Borroum’s is renowned for its food and I can attest to the fact that they make some of the best milk shakes in the country. Here you can also taste Corinth’s famous delicacy, the “slugburger.” The slugburger was first made during the Depression and was so named because it cost a slug, a nickel. It is made from beef, filler, pickles, onions and mustard and is really quite tasty. If you are anywhere near you must eat here. www.borroumsdrugstore.net
Jacinto, founded in 1836 and named the Battle of San Jacinto, was once the seat of Tishomingo County. The Federal-style courthouse dates from 1854 and was constructed of bricks handmade at the site. A tour of the four rooms and central foyer reveal original spectator’s benches, the judges’ faux-marble bench and interior architecture. Also on the grounds is a country store with interesting items for sale.

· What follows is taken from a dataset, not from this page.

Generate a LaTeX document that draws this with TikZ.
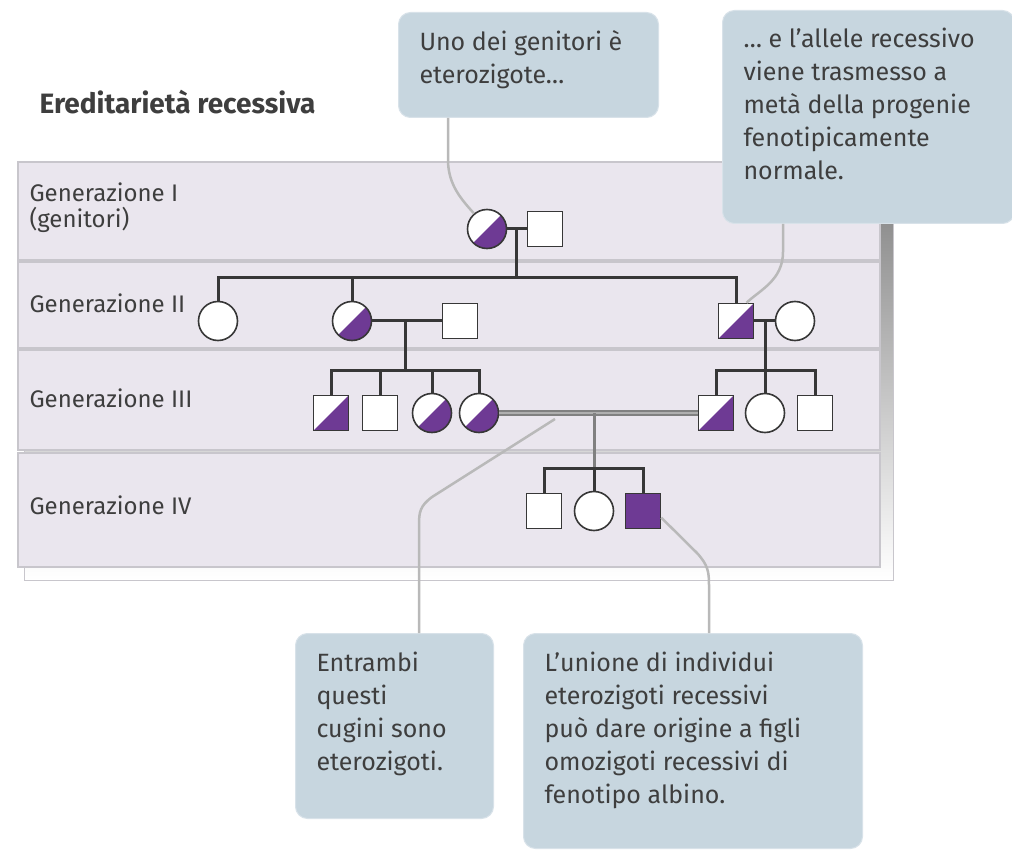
\documentclass[tikz,border=0pt]{standalone}
\usepackage{fontspec}
\setmainfont{Fira Sans}
\definecolor{purp}{RGB}{110,58,148}
\definecolor{band}{RGB}{234,230,238}
\definecolor{bandline}{RGB}{200,198,204}
\definecolor{shade}{RGB}{238,238,240}
\definecolor{boxfill}{RGB}{199,214,223}
\definecolor{pedline}{RGB}{55,55,55}
\definecolor{leadcol}{RGB}{185,185,185}
\definecolor{cousinin}{RGB}{175,175,175}
\definecolor{txt}{RGB}{62,62,62}
\tikzstyle{female}=[circle,draw=pedline,fill=white,line width=1.6pt,minimum size=39pt,inner sep=0pt]
\tikzstyle{male}=[rectangle,draw=pedline,fill=white,line width=1.6pt,minimum size=35pt,inner sep=0pt]
\tikzstyle{carrier}=[path picture={\fill[purp] (path picture bounding box.south west) -- (path picture bounding box.north east) -- (path picture bounding box.south east) -- cycle;}]
\tikzstyle{affected}=[fill=purp]
\tikzstyle{ped}=[draw=pedline,line width=3pt]
\tikzstyle{cousin}=[draw=gray,double=cousinin,double distance=2.5pt,line width=2.2pt]
\tikzstyle{leader}=[draw=leadcol,line width=2.5pt]
\tikzstyle{callout}=[rounded corners=12pt,fill=boxfill,draw=boxfill!70!white,line width=1pt,anchor=north west,inner xsep=21pt,inner ysep=18pt,text=txt,font=\fontsize{25}{33}\selectfont]
\tikzstyle{gen}=[anchor=west,align=left,text=txt,font=\fontsize{24}{26}\selectfont]
\tikzstyle{bandbox}=[fill=band,draw=bandline,line width=1.5pt]
\newcommand{\boxtext}[3]{\parbox[t][#1][t]{#2}{\raggedright #3}}

\begin{document}
\begin{tikzpicture}[x=1pt,y=-1pt]
\useasboundingbox (0,0) rectangle (1012,850);
\fill[white] (0,0) rectangle (1012,850);
% generation bands
\fill[shade,draw=bandline,line width=1pt] (24,170) rectangle (893,580);
\foreach \top/\bot in {162/260,262/348,350/450,453/567}
  \draw[bandbox] (18,\top) rectangle (880,\bot);
\node[anchor=west,text=txt,font=\fontsize{28}{32}\selectfont\bfseries] (title) at (36,102) {Ereditarietà recessiva};
\node[gen] (g1) at (26,208) {Generazione I\\(genitori)};
\node[gen] (g2) at (26,303) {Generazione II};
\node[gen] (g3) at (26,398) {Generazione III};
\node[gen] (g4) at (26,505) {Generazione IV};
% generazione I
\node[female,carrier] (f1) at (487,229) {};
\node[male] (m1) at (545,229) {};
% generazione II
\node[female] (f2) at (218,321) {};
\node[female,carrier] (f3) at (352,321) {};
\node[male] (m3) at (460,321) {};
\node[male,carrier] (m2) at (736,321) {};
\node[female] (f4) at (795,321) {};
% generazione III
\node[male,carrier] (m4) at (331,413) {};
\node[male] (m5) at (380,413) {};
\node[female,carrier] (f5) at (432,413) {};
\node[female,carrier] (f6) at (479,413) {};
\node[male,carrier] (m6) at (716,413) {};
\node[female] (f7) at (765,413) {};
\node[male] (m7) at (815,413) {};
% generazione IV
\node[male] (m8) at (544,511) {};
\node[female] (f8) at (594,511) {};
\node[male,affected] (m9) at (643,511) {};
% lines
\coordinate (sib2) at (516,278);
\coordinate (sib3a) at (405,370);
\coordinate (sib3b) at (765,370);
\coordinate (sib4) at (594,468);
\draw[ped] (f1) -- (m1);
\draw[ped] (sib2 |- f1) -- (sib2);
\draw[ped] (f2.north) -- (f2.north |- sib2) -- (m2.north |- sib2) -- (m2.north);
\draw[ped] (f3.north) -- (f3.north |- sib2);
\draw[ped] (f3) -- (m3);
\draw[ped] (sib3a |- f3) -- (sib3a);
\draw[ped] (m4.north) -- (m4.north |- sib3a) -- (f6.north |- sib3a) -- (f6.north);
\draw[ped] (m5.north) -- (m5.north |- sib3a);
\draw[ped] (f5.north) -- (f5.north |- sib3a);
\draw[ped] (m2) -- (f4);
\draw[ped] (sib3b |- m2) -- (sib3b);
\draw[ped] (m6.north) -- (m6.north |- sib3b) -- (m7.north |- sib3b) -- (m7.north);
\draw[ped] (f7.north) -- (f7.north |- sib3b);
\draw[cousin] (f6) -- (m6);
\draw[ped,draw=gray] (sib4 |- f6) -- (sib4);
\draw[ped] (m8.north) -- (m8.north |- sib4) -- (m9.north |- sib4) -- (m9.north);
\draw[ped] (f8.north) -- (f8.north |- sib4);
% callouts
\node[callout] (box1) at (398,12) {\boxtext{69pt}{218pt}{Uno dei genitori è\\eterozigote…}};
\node[callout] (box2) at (722,10) {\boxtext{177pt}{250pt}{… e l’allele recessivo\\viene trasmesso a\\metà della progenie\\fenotipicamente\\normale.}};
\node[callout] (box3) at (295,633) {\boxtext{149pt}{156pt}{Entrambi\\questi\\cugini sono\\eterozigoti.}};
\node[callout] (box4) at (523,633) {\boxtext{179pt}{297pt}{L’unione di individui\\eterozigoti recessivi\\può dare origine a figli\\omozigoti recessivi di\\fenotipo albino.}};
\coordinate (k1) at (448,160);
\coordinate (k2) at (783,252);
\coordinate (cons) at (555,419);
\coordinate (k3) at (419,525);
\coordinate (k4) at (709,585);
\draw[leader] (box1.south -| k1) -- (k1) .. controls (448,185) and (462,200) .. (f1.130);
\draw[leader] (box2.south -| k2) -- (k2) .. controls (783,280) and (760,290) .. (m2.60);
\draw[leader] (cons) -- (432,497) .. controls (420,506) and (419,512) .. (k3) -- (k3 |- box3.north);
\draw[leader] (m9.-20) -- (697,553) .. controls (708,565) and (709,572) .. (k4) -- (k4 |- box4.north);
\end{tikzpicture}
\end{document}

The Battle of Iuka took place on September 19, 1862 and the field on which it took place is one of the most endangered battlefields in the country. The battle site tour, on 76 of the original 150-acres, has four stops. This battle is instructive in that it was extremely bloody, in 2 hours there were more than 1800 casualties, and both sides made grievous errors. It ended in Union victory. www.tishimingo.org
Settlers moved into Farmington in 1763 and the town was granted official status in 1838. On May 9, 1862 war came to the town and after a six hour battle the Union burned the town to the ground. In 1997 the city was rechartered and until earlier this year it held the distinction of being the oldest and the youngest town in Northern Mississippi. On view are two important sites, the Farmington Baptist Church, one of the oldest in the state, and the battlefield. The battlefield is worthy of a visit because it is 160-acres of unspoiled ground and looks just as it did in 1862. Reenactments here have a special aura of authenticity. www.battleoffarmington.com
Tishomingo State Park rests in the nearby foothills of the Appalachians. It is an ideal destination for lovers of nature and the outdoors. The park can trace the Native presence to 700 BC and is named after the influential Chickasaw Chief Tishomingo. Visits include a 13-mile nature trail, swinging bridge over a designated Scenic Stream, the state’s sole rock canyon, and 1840s restored log cabin and mini-museum inside the Nature Center. www.stateparks.com/tishomingo_tishomingo
Mississippi’s system of pensions for Confederate veterans was instituted in 1888 and, unlike any other southern state, African Americans were included on the rolls from the beginning. Ultimately 1,736 applications would be submitted representing more than 95% of the CSA units in the state. African Americans were present at every engagement in the Western Theater.
There are always new insights into the Civil War and in part two of our Corinth tour we’ll visit more sites of specific importance to African Americans as the nation prepares for the commemoration of the Civil War Sesquicentennial.
Information is available on the websites listed and online at www.corinth.net
I wish you smooth and edifying travels!